Steve Trimble Stealth aircraft have struggled to meet cost and schedule targets, but Northrop Grumman shows how B-21 can break the cycle.
The latest rendering of the B-21 depicts a novel, upward-sloping windscreen design. Credit: U.S. Air Force
Steve Trimble
A windshield rendering is not often a window into the design philosophy behind a new aircraft, but that is not the case in the ultrasecretive world of the Northrop Grumman B-21 program.
In fact, the oddly upward-sloping side cockpit window revealed in the latest of three official B-21 renderings is the first visual design change from the B-2 configuration that program officials have been allowed to explain.
Building on more than three decades of B-2 operations, Northrop knew the similarly configured B-21 needed a new windscreen layout in the cockpit. Although the B-2’s four-pane layout offered excellent forward visibility, B-21 pilots need better lateral visibility, especially higher on the sides of the cockpit during refueling operations.
“You’ve got to be able to have a broad field of view for flight operations, not just a forward view,” Chris Daughters, vice president of engineering for Northrop’s aeronautics business, tells Aviation Week in the first interview about the bomber by a company official.
The renderings of the B-21 show other visual changes from a similar flying-wing layout of the B-2 that possibly reveal advances in stealth design (relocated engine inlets), a lighter aircraft (smaller landing gear) and a shift to high-altitude operations (a V-shaped trailing edge).
But Northrop executives and U.S. Air Force and Rapid Capabilities Office officials have been hinting at deeper changes in the underlying design philosophy of the B-21 compared with the B-2. The goal is to avoid a “curse” that has struck the Air Force’s three previous attempts to field a stealthy combat aircraft, which caused costly development cycles that spanned two decades for the B-2 and the Lockheed Martin F-22 and F-35.

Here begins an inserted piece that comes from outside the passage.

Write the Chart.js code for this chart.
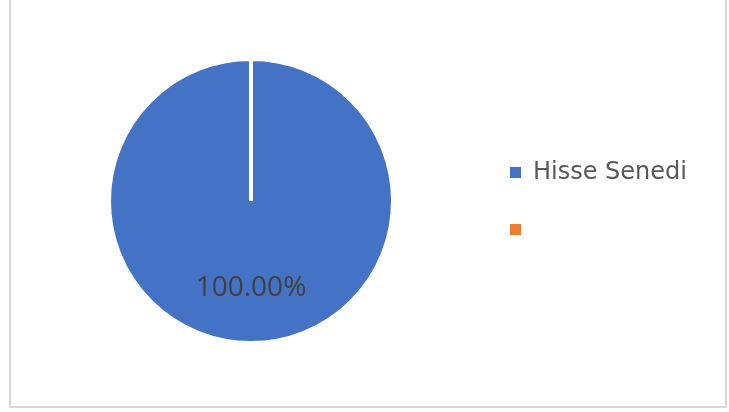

The B-2 proved to be an operational success but a programmatic disappointment, with only 21 aircraft acquired instead of the 132 planned. Thirty years after the B-2’s first flight, the Air Force’s “preferred” future bomber fleet now comprises 225 aircraft. Following the scheduled retirements of the B-2 and Rockwell B-1B fleets by the end of the 2030s, the future Air Force fleet would include 150 B-21s and 75 Boeing B-52s—if Northrop can deliver the new bomber with the projected average cost of about $511 million each in 2012 dollars.
If the B-21 is to avoid the “curse,” the design philosophy behind the windshield layout hints at Northrop’s new approach. The B-21 has a clean-sheet design, but that does not mean Northrop’s engineers started with a blank sheet of paper. As the second generation of a flying-wing bomber designed by the same company, the B-21 affords the rare opportunity for an aerospace industry do-over. The similarity of the two bombers’ aerodynamic layouts is itself an advantage.
“Whereas [the] B-2 required frequent invention to achieve performance within the constraints imposed by physics, the same commitment of resources can now be devoted to designing for performance, sustainment and affordability,” Daughters says.
This enables Northrop to concentrate on maturing the B-21’s mission systems. The contrast to previous programs is striking: The F-22 program flew for three years before Lockheed integrated the aircraft’s radar; the F-35 radar was not ready until four years after flight tests began. The B-21 program’s goal is to begin flight testing with the mission systems already integrated. The company has operated a flying testbed with the B-21 mission systems for at least two years and has opened a 270,000-ft.2 laboratory.
“In my 35 years in the industry, I have never seen a better-equipped lab facility than we have in Melbourne, [Florida],” Daughters says.
Those up-front investments put the B-21 program in a different place nearly six years after Northrop won the Long-Range Strike Bomber contract on Oct. 27, 2015. The F-22 and F-35 entered flight testing 1-2 years earlier than scheduled for the B-21 after contract award, but the B-21 program’s ultimate goal is to achieve initial operational capability (IOC) several years faster than any previous stealth aircraft.
A rollout ceremony for the first of five B-21 test aircraft is scheduled in early 2022 at Northrop’s manufacturing site in Palmdale, California, and first flight is expected to follow by the end of next year.
To break the “curse,” the test for Northrop will be when the B-21 achieves IOC. If it can beat the F-22’s and F-35A’s 14-year interval between contract award and IOC and the B-2’s 16-year cycle, the B-21 should have a much better chance of meeting the Air Force’s inventory target.